Time is precious for you and your team members, so consider whether attending a meeting is going to be an effective use of your employees’ time. When employees have to attend meetings just for the sake of it, they can become disengaged and resentful of perceived time wasted. Plan ahead: ask yourself, do we really need to have this meeting, who should be there, what do we need to discuss, what outcomes are required? Then stick to the agenda and allotted meeting time, giving equal contribution time to every attendee.

  • Recognise and reward employee contributions

Research has found that feeling overworked and underappreciated are two of the top reasons employees will consider switching jobs. Openly acknowledge your employees among their peers by sharing their hard work and achievements during meetings, on instant messaging or through department-wide emails. Recognising employees regularly helps employees know they are valued for doing a good job and that they’re on the right track to make an impact for the team.  


  • Establish communication norms in your on-boarding process

Employees spend the first few weeks of a new role trying to absorb a vast amount company information. Clearly explaining the organisation’s communication norms from the onset of their employment can help workers understand what to expect from their new employer’s culture. If your organisation has specific observances, for example a particular day of the week reserved for no meetings or a set time-frame for expecting responses to instant messages, make these clear from the get-go. It is useful to document your norms in a central, accessible place where employees can regularly reference them.  
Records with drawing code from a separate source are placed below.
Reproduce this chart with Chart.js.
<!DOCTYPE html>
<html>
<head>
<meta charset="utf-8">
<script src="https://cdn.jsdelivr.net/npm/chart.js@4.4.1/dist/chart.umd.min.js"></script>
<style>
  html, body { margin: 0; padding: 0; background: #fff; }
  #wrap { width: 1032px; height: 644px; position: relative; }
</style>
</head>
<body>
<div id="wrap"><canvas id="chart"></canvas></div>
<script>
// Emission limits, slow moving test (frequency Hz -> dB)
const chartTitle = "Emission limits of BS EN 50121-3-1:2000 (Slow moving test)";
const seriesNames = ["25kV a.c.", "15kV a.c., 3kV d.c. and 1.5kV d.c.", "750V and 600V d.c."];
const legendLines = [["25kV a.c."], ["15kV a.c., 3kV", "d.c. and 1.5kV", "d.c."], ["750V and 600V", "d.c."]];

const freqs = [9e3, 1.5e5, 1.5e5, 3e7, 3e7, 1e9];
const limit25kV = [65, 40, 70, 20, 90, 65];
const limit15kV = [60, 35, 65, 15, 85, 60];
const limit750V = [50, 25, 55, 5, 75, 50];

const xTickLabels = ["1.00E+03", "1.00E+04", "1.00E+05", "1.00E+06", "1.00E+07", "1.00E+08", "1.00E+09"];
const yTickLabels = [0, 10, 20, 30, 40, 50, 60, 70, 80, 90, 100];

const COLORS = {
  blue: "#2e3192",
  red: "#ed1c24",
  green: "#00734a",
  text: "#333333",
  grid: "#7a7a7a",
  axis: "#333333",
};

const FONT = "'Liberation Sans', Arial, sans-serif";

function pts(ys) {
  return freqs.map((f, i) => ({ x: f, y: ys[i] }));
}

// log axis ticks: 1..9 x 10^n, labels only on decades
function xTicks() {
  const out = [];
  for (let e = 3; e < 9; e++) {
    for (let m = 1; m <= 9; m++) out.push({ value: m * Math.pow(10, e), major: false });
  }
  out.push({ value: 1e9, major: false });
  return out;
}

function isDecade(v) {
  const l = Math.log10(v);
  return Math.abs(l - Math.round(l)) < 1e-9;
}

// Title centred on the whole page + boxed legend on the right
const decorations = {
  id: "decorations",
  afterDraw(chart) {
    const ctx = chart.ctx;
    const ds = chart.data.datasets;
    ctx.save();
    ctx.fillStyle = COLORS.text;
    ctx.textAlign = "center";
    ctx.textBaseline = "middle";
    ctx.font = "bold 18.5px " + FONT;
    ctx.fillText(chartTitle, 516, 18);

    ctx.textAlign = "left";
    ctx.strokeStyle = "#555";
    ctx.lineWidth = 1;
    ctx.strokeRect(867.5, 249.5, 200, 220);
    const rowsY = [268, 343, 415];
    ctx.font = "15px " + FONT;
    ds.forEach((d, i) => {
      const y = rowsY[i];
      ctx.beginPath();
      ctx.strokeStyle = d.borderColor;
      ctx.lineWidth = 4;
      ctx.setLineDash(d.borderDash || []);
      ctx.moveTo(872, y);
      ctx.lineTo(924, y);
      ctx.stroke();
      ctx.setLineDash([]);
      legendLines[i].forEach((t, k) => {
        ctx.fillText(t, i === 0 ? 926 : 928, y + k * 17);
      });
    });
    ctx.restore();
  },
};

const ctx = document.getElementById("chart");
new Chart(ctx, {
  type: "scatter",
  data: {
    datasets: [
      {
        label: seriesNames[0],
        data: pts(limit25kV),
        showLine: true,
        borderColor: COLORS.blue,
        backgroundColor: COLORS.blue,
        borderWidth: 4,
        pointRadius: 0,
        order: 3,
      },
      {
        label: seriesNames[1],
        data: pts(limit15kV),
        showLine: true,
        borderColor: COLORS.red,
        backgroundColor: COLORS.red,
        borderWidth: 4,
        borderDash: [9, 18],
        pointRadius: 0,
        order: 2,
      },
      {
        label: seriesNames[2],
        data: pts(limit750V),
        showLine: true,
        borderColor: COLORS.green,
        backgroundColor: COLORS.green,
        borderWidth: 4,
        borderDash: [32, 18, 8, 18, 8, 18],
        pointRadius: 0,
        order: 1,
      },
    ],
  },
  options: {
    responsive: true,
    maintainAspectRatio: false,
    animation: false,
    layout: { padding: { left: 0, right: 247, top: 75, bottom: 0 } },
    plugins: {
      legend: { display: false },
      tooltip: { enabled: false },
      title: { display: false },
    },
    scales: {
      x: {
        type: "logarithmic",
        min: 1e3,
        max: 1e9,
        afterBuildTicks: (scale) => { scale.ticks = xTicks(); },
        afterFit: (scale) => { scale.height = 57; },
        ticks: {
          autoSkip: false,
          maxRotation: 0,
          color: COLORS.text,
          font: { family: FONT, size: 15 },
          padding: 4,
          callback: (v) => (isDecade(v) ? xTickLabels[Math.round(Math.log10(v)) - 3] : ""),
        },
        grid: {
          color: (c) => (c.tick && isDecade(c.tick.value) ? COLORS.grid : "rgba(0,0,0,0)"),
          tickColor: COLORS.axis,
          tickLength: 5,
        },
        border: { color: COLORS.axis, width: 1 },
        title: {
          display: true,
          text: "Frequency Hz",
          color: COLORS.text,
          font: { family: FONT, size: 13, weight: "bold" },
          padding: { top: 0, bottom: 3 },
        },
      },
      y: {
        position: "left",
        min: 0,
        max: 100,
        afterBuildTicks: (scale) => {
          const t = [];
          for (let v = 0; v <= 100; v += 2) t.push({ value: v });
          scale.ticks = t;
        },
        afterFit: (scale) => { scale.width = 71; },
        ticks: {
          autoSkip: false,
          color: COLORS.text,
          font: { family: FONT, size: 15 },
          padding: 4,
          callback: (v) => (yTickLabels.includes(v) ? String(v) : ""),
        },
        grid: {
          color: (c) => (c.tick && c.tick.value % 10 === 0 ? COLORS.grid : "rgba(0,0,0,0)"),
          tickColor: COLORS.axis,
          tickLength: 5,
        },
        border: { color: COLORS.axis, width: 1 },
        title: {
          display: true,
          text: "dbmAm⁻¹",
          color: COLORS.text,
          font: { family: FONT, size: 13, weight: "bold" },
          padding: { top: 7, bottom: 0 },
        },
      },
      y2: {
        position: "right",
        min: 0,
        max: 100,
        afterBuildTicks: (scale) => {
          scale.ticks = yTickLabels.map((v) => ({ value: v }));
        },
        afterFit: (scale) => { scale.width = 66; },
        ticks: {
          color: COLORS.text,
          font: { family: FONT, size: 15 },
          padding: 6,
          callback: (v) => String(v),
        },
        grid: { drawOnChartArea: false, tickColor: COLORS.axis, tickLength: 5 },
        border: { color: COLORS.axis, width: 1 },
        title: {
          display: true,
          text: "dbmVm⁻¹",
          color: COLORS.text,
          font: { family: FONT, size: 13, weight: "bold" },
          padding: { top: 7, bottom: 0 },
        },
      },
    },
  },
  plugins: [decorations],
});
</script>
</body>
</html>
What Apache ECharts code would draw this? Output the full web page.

  • Schedule team-building events regularly

When employees feel connected to the rest of their team, they will be more comfortable sharing their ideas. Having dedicated time for building relationships at work can help employees become more connected to, and supportive of, each other. Team-building does not only have to be team-specific. Regularly make time for lunch, coffee chats, or other short meetings that can improve cross-functional collaboration and connection.  

  • Keep an eye out for dips in employee feedback

If an organisation’s participation or adoption rates fall unexpectedly, this is a form of communication in itself. Take the time to cultivate a culture of regular check-ins, where managers or team leaders speak with employees. This can help managers keep a pulse on why employees’ involvement is dropping off and attitudes are changing. 


  • Align recognition with employee needs

Finding meaningful ways to reward employees makes good business sense. It is surprising how often leaders throw rewards at employees without ever saying “thank you.”  Make sure the efforts that are put into employee recognition are aligned with what employees find valuable and motivational, or your recognition programmes may become misguided and ineffectual.